Djokovic v Minister for Immigration, Citizenship, Migrant Services and Multicultural Affairs [2022] FCAFC 3 (16 January 2022)

3rd Analysis - Case 3:

The applicant sought to contend that the second decision, purportedly made under s 133C(3) of the Migration Act, is tainted by material jurisdictional error and should be quashed.

The Minister did not consider the question of whether the cancellation and consequent detention and forcible removal of Mr Djokovic—being a person who the Minister recognised as a talisman of a community of anti‑vaccination sentiment —on the basis of a few lines of text he said about two years ago may also foster anti‑vaccination sentiment, and if so the significance of that to the assessment of public interest and the exercise of discretion.  The Minister cited no evidence that supported his finding that Mr Djokovic’s presence in Australia may “foster anti-vaccination sentiment’.

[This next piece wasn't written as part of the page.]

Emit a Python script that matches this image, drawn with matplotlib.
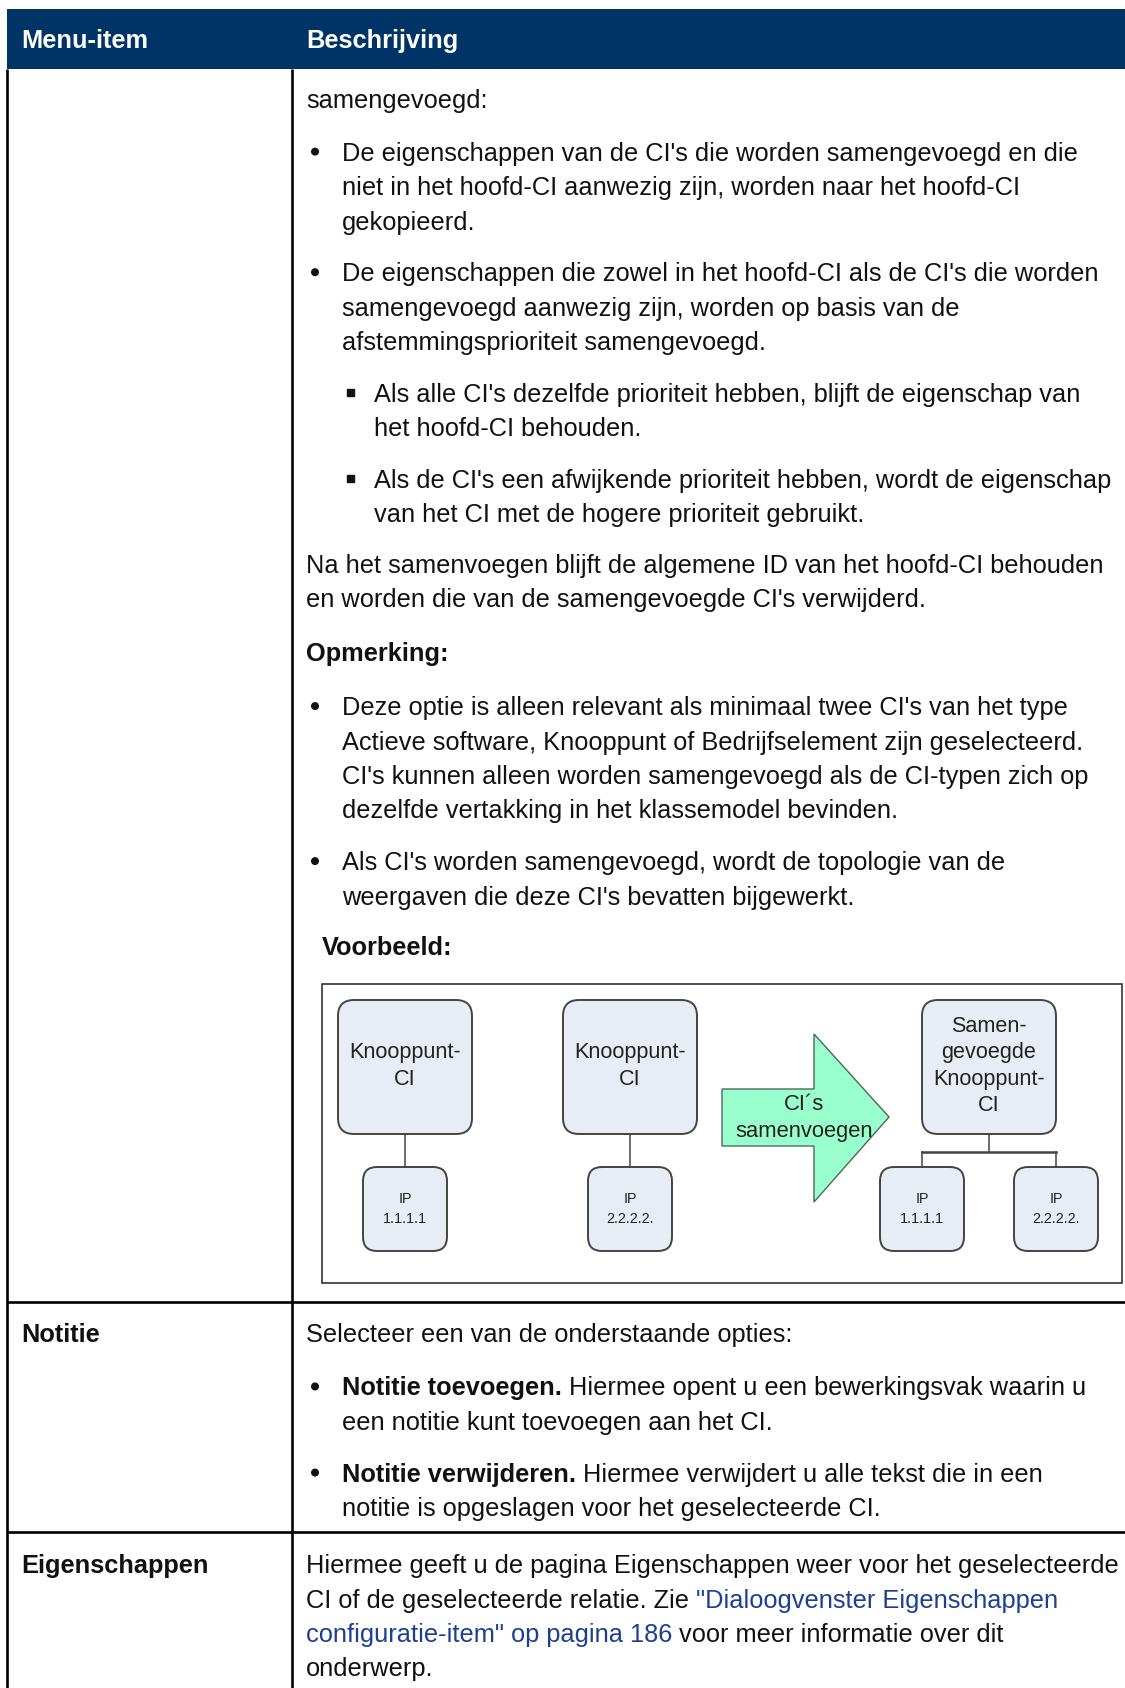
import matplotlib
matplotlib.use("Agg")
import matplotlib.pyplot as plt
from matplotlib.patches import Rectangle, FancyBboxPatch, Polygon, Circle

# ---------------- content ----------------
header_cols = ["Menu-item", "Beschrijving"]
row_items = ["", "Notitie", "Eigenschappen"]

merge_intro = ["samengevoegd:"]
merge_bullets = [
    ["De eigenschappen van de CI's die worden samengevoegd en die",
     "niet in het hoofd-CI aanwezig zijn, worden naar het hoofd-CI",
     "gekopieerd."],
    ["De eigenschappen die zowel in het hoofd-CI als de CI's die worden",
     "samengevoegd aanwezig zijn, worden op basis van de",
     "afstemmingsprioriteit samengevoegd."],
]
merge_sub = [
    ["Als alle CI's dezelfde prioriteit hebben, blijft de eigenschap van",
     "het hoofd-CI behouden."],
    ["Als de CI's een afwijkende prioriteit hebben, wordt de eigenschap",
     "van het CI met de hogere prioriteit gebruikt."],
]
merge_after = ["Na het samenvoegen blijft de algemene ID van het hoofd-CI behouden",
               "en worden die van de samengevoegde CI's verwijderd."]
note_title = "Opmerking:"
note_bullets = [
    ["Deze optie is alleen relevant als minimaal twee CI's van het type",
     "Actieve software, Knooppunt of Bedrijfselement zijn geselecteerd.",
     "CI's kunnen alleen worden samengevoegd als de CI-typen zich op",
     "dezelfde vertakking in het klassemodel bevinden."],
    ["Als CI's worden samengevoegd, wordt de topologie van de",
     "weergaven die deze CI's bevatten bijgewerkt."],
]
example_title = "Voorbeeld:"

diagram_nodes = [["Knooppunt-", "CI"], ["Knooppunt-", "CI"],
                 ["Samen-", "gevoegde", "Knooppunt-", "CI"]]
diagram_ips = [["IP", "1.1.1.1"], ["IP", "2.2.2.2."], ["IP", "1.1.1.1"], ["IP", "2.2.2.2."]]
arrow_label = ["CI\u00b4s", "samenvoegen"]

notitie_intro = ["Selecteer een van de onderstaande opties:"]
notitie_bullets = [
    [[("Notitie toevoegen.", "b"), ("Hiermee opent u een bewerkingsvak waarin u", "n")],
     [("een notitie kunt toevoegen aan het CI.", "n")]],
    [[("Notitie verwijderen.", "b"), ("Hiermee verwijdert u alle tekst die in een", "n")],
     [("notitie is opgeslagen voor het geselecteerde CI.", "n")]],
]
eigen_lines = [
    [("Hiermee geeft u de pagina Eigenschappen weer voor het geselecteerde", "n")],
    [("CI of de geselecteerde relatie. Zie", "n"), ("\"Dialoogvenster Eigenschappen", "l")],
    [("configuratie-item\" op pagina 186", "l"), ("voor meer informatie over dit", "n")],
    [("onderwerp.", "n")],
]

# ---------------- setup ----------------
W, H = 1125, 1688
S = 1125 / 1045.0
fig = plt.figure(figsize=(W / 100, H / 100), dpi=100)
ax = fig.add_axes([0, 0, 1, 1])
ax.set_xlim(0, W)
ax.set_ylim(H, 0)
ax.axis("off")
FONT = "Liberation Sans"
NAVY = "#003366"
LINK = "#1c3f94"
TXT = "#111111"
r = fig.canvas.get_renderer()


def width(s, fs, weight="normal"):
    t = ax.text(0, 0, s, fontsize=fs, family=FONT, weight=weight)
    w = t.get_window_extent(renderer=r).width
    t.remove()
    return w


def fit(s, target, weight="normal"):
    return 18 * target / width(s, 18, weight)


FS = fit("Hiermee geeft u de pagina Eigenschappen weer voor het geselecteerde", 809)
SP = {w: width("a a", FS, w) - width("aa", FS, w) for w in ("normal", "bold")}
LS = 32 * S
BOFF = 11


def Y(c):
    return c * S + BOFF


def runs_line(x, y, runs, fs=FS):
    for txt, sty in runs:
        weight = "bold" if sty == "b" else "normal"
        color = LINK if sty == "l" else TXT
        ax.text(x, y, txt, fontsize=fs, family=FONT, weight=weight, color=color,
                va="baseline", ha="left")
        x += width(txt, fs, weight) + SP[weight]


def as_runs(line, sty="n"):
    return line if isinstance(line, list) else [(line, sty)]


def para(x, c, lines, sty="n", bullet=None):
    y = Y(c)
    if bullet == "dot":
        ax.add_patch(Circle((315, y - 9), 3.3, color=TXT))
    elif bullet == "sq":
        ax.add_patch(Rectangle((347, y - 12.5), 6.5, 6.5, color=TXT))
    for i, ln in enumerate(lines):
        runs_line(x, y + i * LS, as_runs(ln, sty))


X_TXT = 306
X_B = 342
X_SB = 374
X_COL1 = 21.5

# ---------------- table frame ----------------
ax.add_patch(Rectangle((7, 9), W - 7, 60, color=NAVY, lw=0))
ax.text(X_COL1, 48, header_cols[0], fontsize=FS, family=FONT, weight="bold",
        color="white", va="baseline")
ax.text(X_TXT, 48, header_cols[1], fontsize=FS, family=FONT, weight="bold",
        color="white", va="baseline")
LW = 1.9
ax.plot([7, 7], [69, H], color="black", lw=LW, solid_capstyle="butt")
ax.plot([292, 292], [69, H], color="black", lw=LW, solid_capstyle="butt")
for yy in (1302, 1532):
    ax.plot([7, W], [yy, yy], color="black", lw=LW, solid_capstyle="butt")

# ---------------- row 1 ----------------
para(X_TXT, 90, merge_intro)
para(X_B, 139, merge_bullets[0], bullet="dot")
para(X_B, 251, merge_bullets[1], bullet="dot")
para(X_SB, 363, merge_sub[0], bullet="sq")
para(X_SB, 443, merge_sub[1], bullet="sq")
para(X_TXT, 522, merge_after)
para(X_TXT, 604, [note_title], sty="b")
para(X_B, 654, note_bullets[0], bullet="dot")
para(X_B, 798, note_bullets[1], bullet="dot")
para(322, 877, [example_title], sty="b")

# ---------------- diagram ----------------
ax.add_patch(Rectangle((322, 984), 1122 - 322, 1283 - 984, fill=False,
                       edgecolor="#333333", lw=1.2))
NODE_FILL = "#e8ecf5"
EDGE = "#444444"
FS_NODE = fit("Knooppunt-", 112)
FS_IP = fit("1.1.1.1", 44)
FS_ARW = fit("samenvoegen", 138)

node_x = [338, 563, 922]
for nx, lines in zip(node_x, diagram_nodes):
    ax.add_patch(FancyBboxPatch((nx, 1000), 134, 134,
                                boxstyle="round,pad=0,rounding_size=16",
                                facecolor=NODE_FILL, edgecolor=EDGE, lw=1.4))
    n = len(lines)
    for i, t in enumerate(lines):
        yy = 1066 + (i - (n - 1) / 2) * 26.5
        ax.text(nx + 67, yy, t, fontsize=FS_NODE, family=FONT, color="#222222",
                ha="center", va="center")

ip_x = [363, 588, 880, 1014]
for ix, lines in zip(ip_x, diagram_ips):
    ax.add_patch(FancyBboxPatch((ix, 1167), 84, 84,
                                boxstyle="round,pad=0,rounding_size=14",
                                facecolor=NODE_FILL, edgecolor=EDGE, lw=1.4))
    for i, t in enumerate(lines):
        ax.text(ix + 42, 1199 + i * 20, t, fontsize=FS_IP, family=FONT,
                color="#222222", ha="center", va="center")

# connectors
ax.plot([405, 405], [1134, 1167], color=EDGE, lw=1.1)
ax.plot([630, 630], [1134, 1167], color=EDGE, lw=1.1)
ax.plot([989, 989], [1134, 1152], color=EDGE, lw=1.1)
ax.plot([922, 1056], [1152, 1152], color=EDGE, lw=1.8)
ax.plot([922, 922], [1152, 1167], color=EDGE, lw=1.1)
ax.plot([1056, 1056], [1152, 1167], color=EDGE, lw=1.1)

# arrow
ax.add_patch(Polygon([(722, 1089), (814, 1089), (814, 1034), (889, 1117),
                      (814, 1202), (814, 1146), (722, 1146)], closed=True,
                     facecolor="#99ffcc", edgecolor="#4a6a5a", lw=1.0))
ax.text(804, 1105, arrow_label[0], fontsize=FS_ARW, family=FONT, color="#222222",
        ha="center", va="center")
ax.text(804, 1132, arrow_label[1], fontsize=FS_ARW, family=FONT, color="#222222",
        ha="center", va="center")

# ---------------- row 2 ----------------
ax.text(X_COL1, Y(1236), row_items[1], fontsize=FS, family=FONT, weight="bold",
        color=TXT, va="baseline")
para(X_TXT, 1236, notitie_intro)
para(X_B, 1286, notitie_bullets[0], bullet="dot")
para(X_B, 1366, notitie_bullets[1], bullet="dot")

# ---------------- row 3 ----------------
ax.text(X_COL1, Y(1451), row_items[2], fontsize=FS, family=FONT, weight="bold",
        color=TXT, va="baseline")
para(X_TXT, 1451, eigen_lines)

fig.savefig("out.png", dpi=100)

There was no issue but that Mr Djokovic was not, by January 2022, vaccinated and therefore it was plainly open to the Minister to infer that Mr Djokovic had for over a year chosen not to be vaccinated since vaccines became available. 

That he had a reason not to have a vaccination at the time of the decision in January 2022, apparently having contracted COVID‑19 on or about 16 December 2021, did not say anything as to the position for the many months from the availability of vaccines to December 2021. 

It was plainly open to the Minister to infer that Mr Djokovic had chosen not to be vaccinated because he was opposed to vaccination or did not wish to be vaccinated.  Whilst the Minister had not asked Mr Djokovic about his present attitude to vaccines that only meant that there was no express statement to the contrary of what could be inferred to be his attitude up to January 2022. 

While there was no evidence that Mr Djokovic had urged people not to be vaccinated, it was open to infer that it was perceived by the public that Mr Djokovic was not in favour of vaccinations.  There was material before the Minister and to which he referred in the reasons that anti‑vaccination groups had portrayed Mr Djokovic as a hero and an icon of freedom of choice in relation to being vaccinated.  

The Minister reached that state of satisfaction on grounds that cannot be said to be irrational or illogical or not based on relevant material.

The decision to cancel the Visa of Mr Djokavic stands.